═════ Raw data

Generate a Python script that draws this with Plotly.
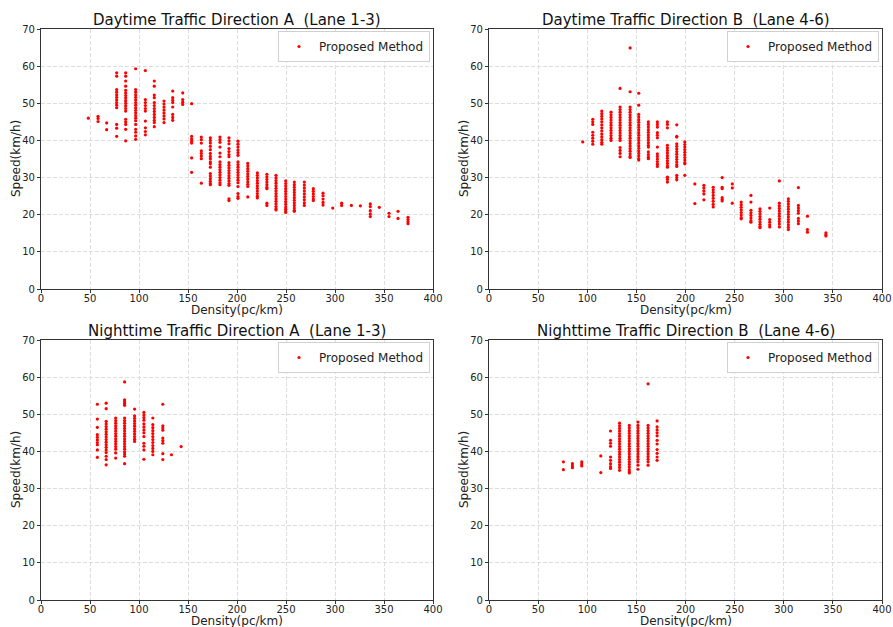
import plotly.graph_objects as go

# ---------------- data ----------------
TITLES = ["Daytime Traffic Direction A  (Lane 1-3)", "Daytime Traffic Direction B  (Lane 4-6)",
          "Nighttime Traffic Direction A  (Lane 1-3)", "Nighttime Traffic Direction B  (Lane 4-6)"]
SERIES_NAME = "Proposed Method"
X_LABEL = "Density(pc/km)"
Y_LABEL = "Speed(km/h)"
X_TICKS = [0, 50, 100, 150, 200, 250, 300, 350, 400]
Y_TICKS = [0, 10, 20, 30, 40, 50, 60, 70]

DENS_DAY_A = [48.3, 58.2, 67.0, 77.2, 86.4, 96.6, 106.5, 115.6, 125.5, 134.4, 144.6, 153.7, 163.6,
              172.8, 182.6, 191.8, 201.0, 211.0, 220.8, 230.5, 239.8, 249.7, 258.5, 268.7, 277.9,
              287.8, 297.7, 306.8, 316.7, 325.9, 336.0, 345.2, 355.1, 364.3, 374.5]
SPEED_DAY_A = [
    [46.0],
    [46.5, 45.9, 45.1],
    [44.7, 42.9],
    [58.2, 57.3, 53.7, 53.0, 52.3, 51.6, 50.9, 50.2, 49.5, 48.8, 44.3, 43.3, 41.1],
    [58.2, 57.3, 56.0, 54.6, 53.5, 52.8, 52.1, 51.4, 50.7, 50.0, 49.3, 48.6, 47.9, 45.7, 45.0, 44.3, 43.0, 39.9],
    [59.3, 53.7, 53.0, 52.3, 51.6, 50.9, 50.2, 49.5, 48.8, 48.1, 47.4, 46.7, 46.0, 45.3, 44.3, 43.0, 42.2, 41.2, 40.3],
    [58.8, 51.0, 50.2, 49.4, 48.6, 47.9, 45.2, 43.4, 42.4, 41.5],
    [56.0, 54.6, 52.2, 51.5, 50.2, 49.4, 48.6, 47.8, 47.0, 46.2, 45.4, 44.8, 43.7],
    [50.6, 49.8, 49.0, 48.2, 47.4, 46.6, 45.8, 44.8],
    [53.3, 51.5, 50.8, 50.2, 49.0, 47.0, 46.2, 45.4],
    [52.8, 51.0, 50.3, 49.7],
    [49.9, 41.1, 40.4, 39.8, 39.3, 35.3, 31.4],
    [40.9, 40.2, 39.3, 37.2, 36.5, 35.8, 35.1, 28.5],
    [40.7, 40.0, 39.3, 38.4, 37.5, 36.5, 35.7, 35.1, 34.2, 33.7, 32.8, 31.1, 30.4, 29.7, 29.0, 28.4, 28.1],
    [40.9, 40.2, 39.5, 38.2, 36.6, 35.6, 34.2, 33.5, 32.8, 32.1, 31.4, 30.7, 30.0, 29.3, 28.6, 28.1],
    [40.7, 39.9, 39.1, 37.8, 37.0, 36.2, 35.6, 34.0, 33.3, 32.6, 31.9, 31.2, 30.5, 29.8, 29.1, 28.4, 27.9, 24.3, 23.8],
    [39.8, 39.0, 38.2, 37.4, 36.7, 36.0, 34.2, 33.5, 32.8, 32.1, 31.4, 30.7, 30.0, 29.3, 28.6, 27.6, 25.7, 24.9, 24.4],
    [33.8, 33.1, 32.4, 31.7, 31.0, 30.3, 29.6, 28.9, 28.2, 27.6, 24.8],
    [31.3, 30.6, 29.9, 29.2, 28.5, 27.8, 27.1, 26.4, 25.7, 25.0, 24.5],
    [30.9, 30.2, 29.5, 28.8, 28.1, 27.4, 27.0, 23.1, 22.5],
    [30.6, 29.9, 29.2, 28.5, 27.8, 27.1, 26.4, 25.7, 25.0, 24.3, 23.6, 22.9, 22.2, 21.6, 21.3],
    [29.1, 28.4, 27.7, 27.0, 26.3, 25.6, 24.9, 24.2, 23.5, 22.8, 22.1, 21.5, 21.0, 20.6],
    [28.8, 28.1, 27.4, 26.7, 26.0, 25.3, 24.6, 23.9, 23.2, 22.5, 21.8, 21.2, 20.9],
    [28.8, 28.0, 27.2, 26.4, 25.6, 24.8, 24.0, 23.2, 22.5],
    [27.0, 26.3, 25.6, 24.9, 24.2, 23.8],
    [25.8, 25.1, 24.2, 23.3, 22.6],
    [21.8],
    [23.1, 22.5],
    [22.5],
    [22.4],
    [22.9, 22.2, 21.1, 20.2, 19.5],
    [22.0],
    [20.4, 19.5],
    [20.9, 19.0],
    [19.3, 18.7, 18.1, 17.6],
]

DENS_DAY_B = [95.4, 105.6, 114.8, 124.2, 133.4, 143.6, 152.4, 162.2, 171.4, 181.6, 191.1, 199.3,
              209.5, 218.7, 228.2, 237.3, 247.6, 256.7, 266.6, 275.8, 285.7, 295.5, 304.7, 314.9,
              324.1, 342.9]
SPEED_DAY_B = [
    [39.6],
    [45.7, 45.0, 44.3, 42.2, 41.4, 40.6, 39.8, 39.0],
    [47.9, 47.2, 46.5, 45.8, 45.0, 44.2, 43.4, 42.6, 41.8, 41.0, 40.2, 39.5, 39.0],
    [47.6, 46.9, 46.2, 45.5, 44.8, 44.1, 43.4, 42.7, 42.0, 41.3, 40.6, 40.0],
    [54.0, 49.0, 48.3, 47.6, 46.9, 46.2, 45.5, 44.8, 44.1, 43.4, 42.7, 42.0, 41.3, 40.6, 40.0, 38.1, 37.3, 36.5, 35.6],
    [64.9, 53.1, 49.0, 48.3, 47.6, 46.9, 46.2, 45.5, 44.8, 44.1, 43.4, 42.7, 42.0, 41.3, 40.6, 39.9, 39.2, 38.5,
     37.8, 37.1, 36.4, 35.7, 35.4],
    [52.7, 49.5, 47.0, 46.3, 45.6, 44.9, 44.2, 43.5, 42.8, 42.1, 41.4, 40.7, 40.0, 39.3, 38.6, 37.9, 37.2, 36.5,
     35.8, 35.1, 34.7],
    [45.0, 44.3, 43.6, 42.9, 42.2, 41.5, 40.8, 40.1, 39.4, 38.7, 38.2, 36.9, 36.2, 35.5, 35.1],
    [45.0, 44.3, 43.6, 42.1, 41.4, 40.7, 38.2, 36.4, 35.7, 35.0, 34.3, 33.6, 33.0],
    [45.0, 44.3, 43.4, 38.7, 38.0, 37.3, 36.6, 35.9, 35.2, 34.5, 33.8, 33.1, 32.8, 30.1, 29.5, 28.8],
    [44.2, 41.1, 40.9, 39.1, 38.4, 37.7, 37.0, 36.3, 35.6, 34.9, 34.2, 33.5, 33.0, 30.6, 30.0, 29.4],
    [39.6, 38.9, 38.2, 37.5, 36.8, 36.1, 35.4, 34.7, 34.0, 33.7, 30.6],
    [28.3, 23.0],
    [27.9, 27.2, 26.4, 25.6, 24.0],
    [27.4, 26.7, 26.0, 25.2, 24.4, 23.6, 22.8, 22.1],
    [30.0, 27.4, 27.0, 24.6, 24.1, 23.7],
    [28.3, 27.2, 23.1],
    [23.4, 22.7, 22.0, 21.3, 20.6, 19.9, 19.2, 18.9],
    [25.2, 23.4, 21.2, 20.5, 19.8, 19.1, 18.4, 18.0],
    [21.6, 20.9, 20.2, 19.5, 18.8, 18.1, 17.4, 16.8, 16.5],
    [21.8, 18.7, 18.0, 17.3, 16.7],
    [29.1, 23.1, 22.4, 21.7, 21.0, 20.3, 19.6, 18.9, 18.2, 17.5, 16.7],
    [24.3, 23.6, 22.9, 22.2, 21.5, 20.8, 20.1, 19.4, 18.7, 18.0, 17.3, 16.6, 16.0],
    [27.3, 22.5, 21.8, 21.1, 20.4, 19.0, 18.3, 17.6],
    [19.6, 16.0, 15.3],
    [15.1, 14.6, 14.3],
]

DENS_NIGHT_A = [57.5, 66.5, 76.2, 85.3, 95.5, 105.0, 114.1, 124.3, 133.1, 143.0]
SPEED_NIGHT_A = [
    [52.7, 48.7, 46.5, 44.5, 43.8, 43.1, 42.4, 41.8, 40.4, 38.4],
    [53.0, 51.5, 48.1, 47.4, 46.7, 46.0, 45.3, 44.6, 43.9, 43.2, 42.5, 41.8, 41.1, 40.4, 39.7, 38.7, 37.8, 36.4],
    [49.0, 48.3, 47.6, 46.9, 46.2, 45.5, 44.8, 44.1, 43.4, 42.7, 42.0, 41.3, 40.6, 39.6, 38.2],
    [58.7, 53.9, 53.4, 52.9, 52.4, 49.0, 48.3, 47.6, 46.9, 46.2, 45.5, 44.8, 44.1, 43.4, 42.7, 42.0, 41.3, 40.6,
     39.9, 39.3, 38.7, 36.7],
    [51.4, 49.6, 48.9, 48.2, 47.5, 46.8, 46.1, 45.4, 44.7, 44.0, 43.3, 42.7],
    [50.5, 49.8, 49.1, 48.4, 47.4, 46.6, 45.8, 45.0, 44.0, 42.2, 41.4, 40.4, 37.9],
    [49.0, 47.2, 46.4, 45.6, 44.8, 44.0, 43.2, 42.4, 41.6, 40.8, 40.0, 39.1],
    [52.7, 46.9, 46.3, 45.7, 43.6, 42.9, 42.2, 39.4, 37.8],
    [39.1],
    [41.3],
]

DENS_NIGHT_B = [75.7, 84.9, 94.4, 113.8, 123.7, 132.9, 142.8, 151.6, 161.9, 171.1]
SPEED_NIGHT_B = [
    [37.2, 35.1],
    [36.7, 36.1, 35.6],
    [37.2, 36.6, 36.1],
    [38.8, 34.3],
    [45.5, 43.0, 42.2, 41.4, 38.5, 37.6, 36.7, 35.9, 35.4],
    [47.6, 46.9, 46.2, 45.5, 44.8, 44.1, 43.4, 42.7, 42.0, 41.3, 40.6, 39.9, 39.2, 38.5, 37.8, 37.1, 36.4, 35.7, 34.9],
    [47.0, 46.3, 45.6, 44.9, 44.2, 43.5, 42.8, 42.1, 41.4, 40.7, 40.0, 39.3, 38.6, 37.9, 37.2, 36.5, 35.8, 35.1,
     34.5, 34.2],
    [47.9, 47.0, 46.3, 45.6, 44.9, 44.2, 43.5, 42.8, 42.1, 41.4, 40.7, 40.0, 39.3, 38.6, 37.9, 37.2, 36.3, 35.2],
    [58.2, 47.0, 46.3, 45.6, 44.9, 44.2, 43.5, 42.8, 42.1, 41.4, 40.7, 40.0, 39.3, 38.6, 37.9, 37.2, 36.3],
    [48.2, 46.6, 45.8, 45.0, 44.2, 43.0, 42.0, 40.5, 39.5, 38.5, 37.6],
]

PANELS = [(DENS_DAY_A, SPEED_DAY_A), (DENS_DAY_B, SPEED_DAY_B),
          (DENS_NIGHT_A, SPEED_NIGHT_A), (DENS_NIGHT_B, SPEED_NIGHT_B)]


def flatten(dens, speeds):
    xs, ys = [], []
    for d, col in zip(dens, speeds):
        for s in col:
            xs.append(d)
            ys.append(s)
    return xs, ys


# ---------------- figure ----------------
W, H = 893, 627
ML, MR, MT, MB = 41, 11, 29, 27
PW, PH = W - ML - MR, H - MT - MB
X_DOMS = [[0, 392 / PW], [448 / PW, 1]]
Y_DOMS = [[311 / PH, 1], [0, 260 / PH]]

FONT = "DejaVu Sans"
TXT = "#222222"
fig = go.Figure()

for i, (dens, speeds) in enumerate(PANELS):
    xs, ys = flatten(dens, speeds)
    n = i + 1
    suffix = "" if n == 1 else str(n)
    xa, ya = "x" + suffix, "y" + suffix
    fig.add_trace(go.Scatter(
        x=xs, y=ys, mode="markers", name=SERIES_NAME,
        marker=dict(color="#ff0000", size=3.2, line=dict(width=0)),
        xaxis=xa, yaxis=ya,
        legend="legend" + suffix, showlegend=True,
    ))
    row, col = divmod(i, 2)
    axis_common = dict(
        showline=True, linecolor="#333333", linewidth=1.2, mirror=True,
        ticks="outside", ticklen=3, tickcolor="#333333",
        tickfont=dict(family=FONT, size=10, color=TXT),
        showgrid=True, gridcolor="#dddddd", griddash="4px,2px", gridwidth=0.8,
        zeroline=False, automargin=False,
    )
    fig.update_layout(**{
        "xaxis" + suffix: dict(
            axis_common, domain=X_DOMS[col], range=[0, 400], tickvals=X_TICKS,
            anchor=ya, ticklabelstandoff=-3,
        ),
        "yaxis" + suffix: dict(
            axis_common, domain=Y_DOMS[row], range=[0, 70], tickvals=Y_TICKS,
            anchor=xa,
        ),
    })
    # subplot title
    fig.add_annotation(
        text=TITLES[i], xref=xa + " domain", yref=ya + " domain",
        x=0.5, y=1, xanchor="center", yanchor="bottom", yshift=-2, showarrow=False,
        font=dict(family=FONT, size=15, color="#111111"),
    )
    # x axis label
    fig.add_annotation(
        text=X_LABEL, xref=xa + " domain", yref=ya + " domain",
        x=0.5, y=0, xanchor="center", yanchor="middle", yshift=-21, showarrow=False,
        font=dict(family=FONT, size=12, color=TXT),
    )
    # y axis label
    fig.add_annotation(
        text=Y_LABEL, xref=xa + " domain", yref=ya + " domain", textangle=-90,
        x=0, y=0.5, xanchor="center", yanchor="middle", xshift=-25, showarrow=False,
        font=dict(family=FONT, size=12, color=TXT),
    )
    lx = X_DOMS[col][1] - 3 / PW
    ly = Y_DOMS[row][1] - 2 / PH
    fig.update_layout(**{
        "legend" + suffix: dict(
            x=lx, y=ly, xanchor="right", yanchor="top", xref="paper", yref="paper",
            bgcolor="white", bordercolor="#d0d0d0", borderwidth=1,
            font=dict(family=FONT, size=12, color=TXT),
            itemsizing="trace", tracegroupgap=0, itemwidth=30,
        )
    })

fig.update_layout(
    width=W, height=H,
    margin=dict(l=ML, r=MR, t=MT, b=MB, pad=0),
    paper_bgcolor="white", plot_bgcolor="white",
    font=dict(family=FONT),
)

fig.write_html("out.html")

══════════

- Your instructions -
Give again, word for word, every line from the top of the data through the line with "Y_TICKS = [0, 10, 20, 30, 40, 50, 60, 70]", both ends included, and exclude the pictures.

- Completed exercise -
Generate a Python script that draws this with Plotly.
import plotly.graph_objects as go

# ---------------- data ----------------
TITLES = ["Daytime Traffic Direction A  (Lane 1-3)", "Daytime Traffic Direction B  (Lane 4-6)",
          "Nighttime Traffic Direction A  (Lane 1-3)", "Nighttime Traffic Direction B  (Lane 4-6)"]
SERIES_NAME = "Proposed Method"
X_LABEL = "Density(pc/km)"
Y_LABEL = "Speed(km/h)"
X_TICKS = [0, 50, 100, 150, 200, 250, 300, 350, 400]
Y_TICKS = [0, 10, 20, 30, 40, 50, 60, 70]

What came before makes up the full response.